Trump’s Tech Stock Buys Revealed in Q1 2026 Ethics Filings
CNBC reported Friday that President Donald Trump executed thousands of stock transactions in the first quarter of 2026, with new federal ethics disclosures revealing a strong tilt toward the technology sector.
Filings Detail Scale of Trump Tech Stock Activity
The documents, filed with the U.S. Office of Government Ethics, logged more than 3,700 individual transactions. Reuters estimated their cumulative value at between $220 million and $750 million. Among the biggest individual purchases, Trump acquired securities in Nvidia, Amazon, Microsoft, Oracle, Broadcom, Motorola, Dell and Texas Instruments. Each of those purchases fell in the $1 million to $5 million range per transaction.
His largest single-day sales also skewed heavily toward tech. On February 10 alone, Trump sold between $5 million and $25 million each in Microsoft, Amazon and Meta securities. Dozens of additional trades were executed on the same day.
Trade Timing Raises Questions
The proximity of certain trades to major corporate announcements has drawn scrutiny. News outlet NOTUS reported Thursday that Trump purchased Nvidia stock roughly one week before the chipmaker announced a significant deal with Meta. He also acquired additional Nvidia shares about a week before the Commerce Department formally approved the export of certain Nvidia chips to China. The filings do not indicate whether Trump personally directed any of the transactions. Some are labeled “unsolicited,” though the exact meaning of that designation remains unclear.
Background on Presidential Disclosure Rules
Presidents are not legally barred from owning or trading individual stocks while in office. They are, however, required by law to disclose transactions publicly. The ethics forms made public Thursday only obligated Trump to report trades exceeding $1,000 in value. Mutual funds, U.S. Treasury bonds and real estate holdings are among the asset classes exempt from these particular disclosures. Trump’s full annual financial disclosure is expected to be released later this year.

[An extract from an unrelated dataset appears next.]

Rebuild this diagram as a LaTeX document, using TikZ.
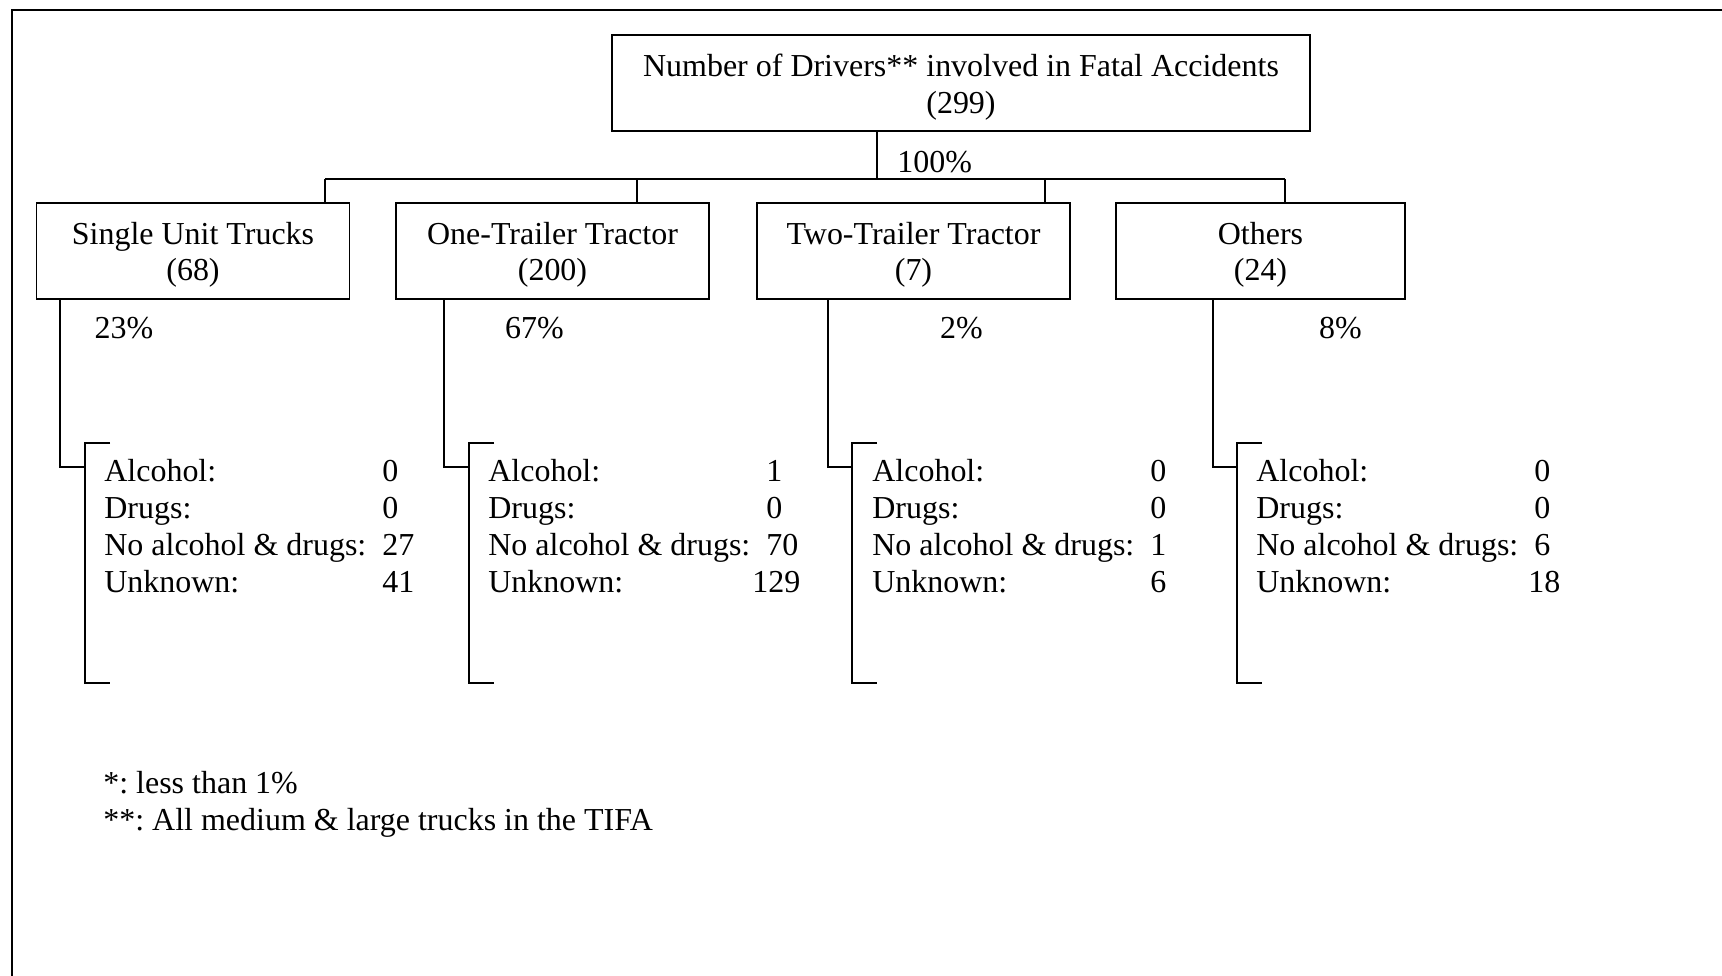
\documentclass[tikz,border=0pt]{standalone}
\usepackage{fontspec}
\setmainfont{Liberation Serif}
\usetikzlibrary{positioning,calc}
\newcommand{\lift}[1]{\rule{0pt}{#1}}

\begin{document}
\frenchspacing
\begin{tikzpicture}[
  x=0.02cm, y=-0.02cm,
  font=\fontsize{18.2}{21}\selectfont,
  box/.style={draw, line width=1pt, align=center, minimum height=1.92cm, minimum width=6.26cm, inner sep=0pt},
  wire/.style={line width=1pt},
  frame/.style={line width=1.6pt},
  pct/.style={inner sep=0pt},
  tally/.style={anchor=base west, inner sep=0pt}
]
  \useasboundingbox (0,0) rectangle (1722,976);
  % Rahmen (nur links und oben sichtbar)
  \draw[frame] (12,976) -- (12,10) -- (1722,10);

  % Gesamtzahl
  \node[box, minimum width=13.96cm] (total) at (961,83)
    {\lift{18pt}Number of Drivers** involved in Fatal Accidents\\(299)};
  % Fahrzeugklassen
  \node[box] (single) at (193,251) {\lift{17pt}Single Unit Trucks\\(68)};
  \node[box] (onetr)  at (552.5,251) {\lift{17pt}One-Trailer Tractor\\(200)};
  \node[box] (twotr)  at (913.5,251) {\lift{17pt}Two-Trailer Tractor\\(7)};
  \node[box, minimum width=5.78cm] (others) at (1260.5,251) {\lift{17pt}Others\\(24)};

  % Verteiler
  \coordinate (hub)     at (877,179);
  \coordinate (dSingle) at (325,179);
  \coordinate (dOne)    at (637,179);
  \coordinate (dTwo)    at (1045,179);
  \coordinate (dOthers) at (1285,179);
  \draw[wire] (total.south -| hub) -- (hub);
  \draw[wire] (dSingle) -- (dOthers);
  \draw[wire] (dSingle) -- (dSingle |- single.north);
  \draw[wire] (dOne) -- (dOne |- onetr.north);
  \draw[wire] (dTwo) -- (dTwo |- twotr.north);
  \draw[wire] (dOthers) -- (dOthers |- others.north);
  \node[pct, anchor=west] (pTotal) at (897,162) {100\%};

  % Anteile
  \node[pct] (pSingle) at (124,328)  {23\%};
  \node[pct] (pOne)    at (534.5,328) {67\%};
  \node[pct] (pTwo)    at (961.5,328) {2\%};
  \node[pct] (pOthers) at (1340.5,328) {8\%};

  % Klammern
  \coordinate (kSingle) at (85,467);
  \coordinate (kOne)    at (469,467);
  \coordinate (kTwo)    at (852,467);
  \coordinate (kOthers) at (1237,467);
  \draw[wire] ($(single.south west)+(24,0)$) |- (kSingle);
  \draw[wire] ($(onetr.south west)+(49,0)$) |- (kOne);
  \draw[wire] ($(twotr.south west)+(72,0)$) |- (kTwo);
  \draw[wire] ($(others.south west)+(98,0)$) |- (kOthers);
  \draw[wire] ($(kSingle)+(25,-24)$) -- ++(-25,0) -- ++(0,240) -- ++(25,0);
  \draw[wire] ($(kOne)+(25,-24)$) -- ++(-25,0) -- ++(0,240) -- ++(25,0);
  \draw[wire] ($(kTwo)+(25,-24)$) -- ++(-25,0) -- ++(0,240) -- ++(25,0);
  \draw[wire] ($(kOthers)+(25,-24)$) -- ++(-25,0) -- ++(0,240) -- ++(25,0);

  % Aufschluesselung
  \node[tally] (lSingle) at (104,482) {\begin{tabular}[t]{@{}p{5.56cm}@{}l@{}}
    Alcohol: & 0\\ Drugs: & 0\\ No alcohol \& drugs: & 27\\ Unknown: & 41\end{tabular}};
  \node[tally] (lOne) at (488,482) {\begin{tabular}[t]{@{}p{5.56cm}@{}l@{}}
    Alcohol: & 1\\ Drugs: & 0\\ No alcohol \& drugs: & 70\\ Unknown: & \hspace*{-0.28cm}129\end{tabular}};
  \node[tally] (lTwo) at (872,482) {\begin{tabular}[t]{@{}p{5.56cm}@{}l@{}}
    Alcohol: & 0\\ Drugs: & 0\\ No alcohol \& drugs: & 1\\ Unknown: & 6\end{tabular}};
  \node[tally] (lOthers) at (1256,482) {\begin{tabular}[t]{@{}p{5.56cm}@{}l@{}}
    Alcohol: & 0\\ Drugs: & 0\\ No alcohol \& drugs: & 6\\ Unknown: & \hspace*{-0.12cm}18\end{tabular}};

  % Fussnoten
  \node[anchor=west, align=left, inner sep=0pt] (notes) at (103,804)
    {*: less than 1\%\\**: All medium \& large trucks in the TIFA};
\end{tikzpicture}
\end{document}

White House Pushes Back on Conflict Concerns
White House spokesman Davis Ingle told CNBC the president’s financial assets sit inside a trust managed by his children. Ingle said flatly there are no conflicts of interest and that Trump acts solely in the public’s interest. The Office of Government Ethics did not immediately respond to CNBC’s request for comment on the “unsolicited” transaction label.